Thursday, March 15, 2001

IU's Davis campaigns to keep job

AP Sports Writer

        SAN DIEGO — Indiana coach Mike Davis recited a brief version of his resume: 21 victories, the Big Ten record for best defensive field-goal percentage, and a runner-up finish in the conference tournament.

        Those are things Bob Knight never achieved in his first season in Bloomington. Yet Davis still is waiting to learn whether he gets the job permanently.

        “I feel like no matter what happens, I deserve the job,” said Davis, an assistant who was hired as interim coach when Knight was fired six months ago. “You never know in this world, but I feel like I'll be back.”

        The Hoosiers (21-12), whose No. 4 seed is their highest since 1993, agree. They hope to further make a case for Davis with a victory over 13th-seeded Kent State (23-9) in Thursday's first round of the NCAA tournament.

        “What else does a man have to do? He's basically proved everyone wrong,” said center Kirk Haston, who leads the team with 18.7 points a game.

        “He should be signed to a long-term contract,” Haston said. “If he's not, somebody is going to pick him up and it's going to be a mistake that the university is going to make.”

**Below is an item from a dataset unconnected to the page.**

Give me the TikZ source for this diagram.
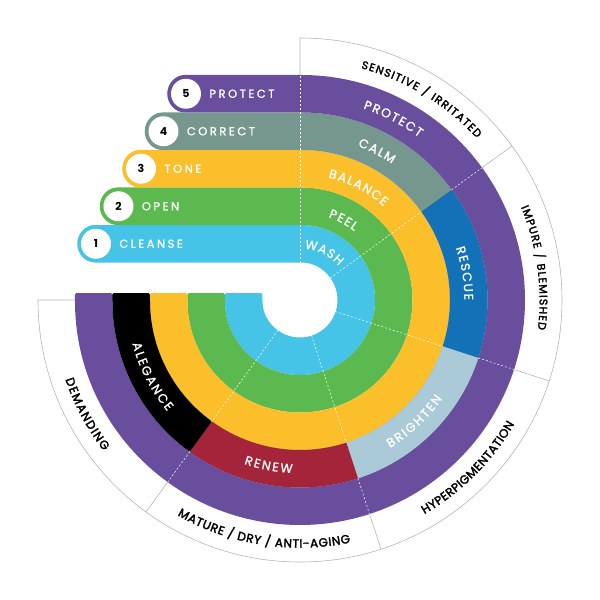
\documentclass[tikz,border=0pt]{standalone}
\usepackage{fontspec}
\setmainfont{Poppins}
\newfontfamily\bandfont[LetterSpace=22, FakeBold=1.2]{Poppins}
\newfontfamily\arcfont[FakeBold=1.2]{Poppins}
\newfontfamily\rimfont[FakeBold=2.4]{Poppins}
\usetikzlibrary{decorations.text,positioning}

\definecolor{washblue}{HTML}{45C4E8}
\definecolor{peelgreen}{HTML}{5BB950}
\definecolor{toneyellow}{HTML}{FBBF2B}
\definecolor{calmgrey}{HTML}{76978D}
\definecolor{protectpurple}{HTML}{6A4E9E}
\definecolor{rescueblue}{HTML}{1271B7}
\definecolor{brightenblue}{HTML}{AACAD7}
\definecolor{renewred}{HTML}{A4253A}
\definecolor{rimgrey}{HTML}{B5B5B5}

\tikzset{
  badge/.style={circle, fill=white, minimum size=30pt, inner sep=0pt, font=\bfseries\fontsize{11}{11}\selectfont},
  steplabel/.style={inner sep=0pt, text=white, font=\bandfont\fontsize{11.5}{11.5}\selectfont},
  divider/.style={white, dash pattern=on 2pt off 2pt, line width=0.5pt},
  rim/.style={rimgrey, line width=0.6pt},
  bandtext/.style={decorate, decoration={text along path, text align=center, text color=white, raise=-4.4pt,
    text={|\arcfont\fontsize{12.5}{12.5}\selectfont\kern1.7pt|#1}}},
  rimtext/.style n args={3}{decorate, decoration={text along path, text align=center, text color=black, raise=-0.35*#1pt,
    text={|\rimfont\fontsize{#1}{#1}\selectfont\kern#2pt|#3}}},
}

\begin{document}
\begin{tikzpicture}[x=1pt,y=1pt]
\useasboundingbox (-300,-300) rectangle (300,300);

% rings with their flat arms to the left
\foreach \k/\col/\xc in {1/washblue/-204, 2/peelgreen/-181.5, 3/toneyellow/-159, 4/calmgrey/-136.5, 5/protectpurple/-114}{
  \pgfmathsetmacro\rin{37.5*\k}
  \pgfmathsetmacro\rout{37.5*\k+37.5}
  \fill[\col, rounded corners=1.5pt] (-\rout,7) -- (-\rout,0) arc[start angle=180, end angle=450, radius=\rout]
    -- (\xc,\rout) arc[start angle=90, end angle=270, radius=18.75]
    -- (0,\rin) arc[start angle=90, end angle=-180, radius=\rin] -- (-\rin,7) -- cycle;
}

% fourth ring pieces
\foreach \a/\b/\col in {36/-18/rescueblue, -18/-72/brightenblue, -72/-126/renewred}{
  \fill[\col] (\a:150) -- (\a:187.5) arc[start angle=\a, end angle=\b, radius=187.5]
    -- (\b:150) arc[start angle=\b, end angle=\a, radius=150] -- cycle;
}
\fill[black, rounded corners=1.5pt] (-187.5,7) -- (-187.5,0) arc[start angle=180, end angle=234, radius=187.5]
  -- (234:150) arc[start angle=234, end angle=180, radius=150] -- (-150,7) -- cycle;

% dashed dividers
\draw[divider] (0,37.5) -- (0,225);
\foreach \a in {36,-18,-72,-126}{
  \draw[divider] (\a:37.5) -- (\a:150);
  \draw[divider] (\a:187.5) -- (\a:225);
}

% outer rim
\draw[rim] (0,225) -- (0,262) arc[start angle=90, end angle=-180, radius=262] -- (-225,0);
\foreach \a in {36,-18,-72,-126}
  \draw[rim] (\a:225) -- (\a:262);

% band texts
\path[bandtext=WASH] (94:56) arc[start angle=94, end angle=34, radius=56];
\path[bandtext=PEEL] (92:92) arc[start angle=92, end angle=32, radius=92];
\path[bandtext=BALANCE] (93:130) arc[start angle=93, end angle=33, radius=130];
\path[bandtext=CALM] (93:168.75) arc[start angle=93, end angle=33, radius=168.75];
\path[bandtext=PROTECT] (93:206) arc[start angle=93, end angle=33, radius=206];
\path[bandtext=RESCUE] (39.5:168.75) arc[start angle=39.5, end angle=-20.5, radius=168.75];
\path[bandtext=BRIGHTEN] (-77:168.75) arc[start angle=-77, end angle=-17, radius=168.75];
\path[bandtext=RENEW] (-131:168.75) arc[start angle=-131, end angle=-71, radius=168.75];
\path[bandtext=ALEGANCE] (-183:168.75) arc[start angle=-183, end angle=-123, radius=168.75];

% rim texts
\path[rimtext={11}{1.3}{SENSITIVE / IRRITATED}] (94:243.5) arc[start angle=94, end angle=24, radius=243.5];
\path[rimtext={11}{1.2}{IMPURE / BLEMISHED}] (43:243.5) arc[start angle=43, end angle=-27, radius=243.5];
\path[rimtext={12}{0.3}{HYPERPIGMENTATION}] (-80:243.5) arc[start angle=-80, end angle=-10, radius=243.5];
\path[rimtext={12}{0.5}{MATURE / DRY / ANTI-AGING}] (-134:243.5) arc[start angle=-134, end angle=-64, radius=243.5];
\path[rimtext={12}{1.2}{DEMANDING}] (-187:243.5) arc[start angle=-187, end angle=-117, radius=243.5];

% step badges
\node[badge] (b1) at (-204,56.25) {1};
\node[badge] (b2) at (-181.5,93.75) {2};
\node[badge] (b3) at (-159,131.25) {3};
\node[badge] (b4) at (-136.5,168.75) {4};
\node[badge] (b5) at (-114,206.25) {5};
\node[steplabel, right=8pt of b1] (l1) {CLEANSE};
\node[steplabel, right=8pt of b2] (l2) {OPEN};
\node[steplabel, right=8pt of b3] (l3) {TONE};
\node[steplabel, right=8pt of b4] (l4) {CORRECT};
\node[steplabel, right=8pt of b5] (l5) {PROTECT};

\end{tikzpicture}
\end{document}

        Indiana officials have said Davis' status would be decided after the season ends. In four of the last six years, the end came with first-round losses in the tournament, including a 20-point blowout to Pepperdine in Knight's final game last year.

        “It's a pretty humbling feeling to be just sitting there with nothing to do but wait 'til next year,” Haston said. “We have something to prove.”

        Davis, an assistant under Knight for three seasons, made wholesale changes when he took over. He dumped Knight's motion offense, saying he never understood it, in favor of getting the ball inside to Haston and Jared Jeffries, the Big Ten's freshman of the year.

        “I didn't want to have an equal opportunity offense,” he said. “I wanted the ball in the hands of the guys who could do something with it and play off them.”

        Davis also changed defensive strategies, which paid off when Indiana set the Big Ten record by holding opponents to 38.2 percent shooting. Teams are averaging 63.9 points against the Hoosiers, the lowest point total since 1983-84.

        “It's a testament to how good a job coach Davis has done. There was about 15 people who believed we could do this,” Haston said.

        Those believers existed mainly inside Indiana's locker room. Students and diehard fans protested Knight's firing after 29 years that included three national championships and repeated controversy.

        “A lot of people felt I wasn't tough enough to handle this job,” said Davis, whose low-key demeanor is the opposite of Knight's temperament.

        “You don't have to go around hitting people or doing things to show that you're tough. You don't have to speak loud or whatever people think toughness is,” he said. “Toughness to me is just refusing to lose and playing relentless. That's what I want our guys to do.”

        In September, players shocked and angered over Knight's ouster threatened to quit if Davis wasn't selected as interim coach. Even then, some of them said the season would be dedicated to Knight.

        Davis' success has changed all that.

        “We wanted to keep the team together because it's a team that (Knight) brought together, but the season is definitely coach Davis',” Haston said. “He's the one that's done the work and kept us going in the right direction this year. Right now this is coach Davis' team by far.”

        Kent State coach Gary Waters is backing his friend Davis.

        “I think it's a travesty that he hasn't been named the coach yet,” Waters said Wednesday. “If you wait 'til the last minute, that's how you end up losing some key recruits.”

        Davis is passionate about his players, a smiling bunch who appear to be having more fun than they ever did under Knight.

        “Last year we didn't have the same fire in our eyes as we do this year,” guard Tom Coverdale said. “Everybody is playing as hard as they can and that's made a real difference.”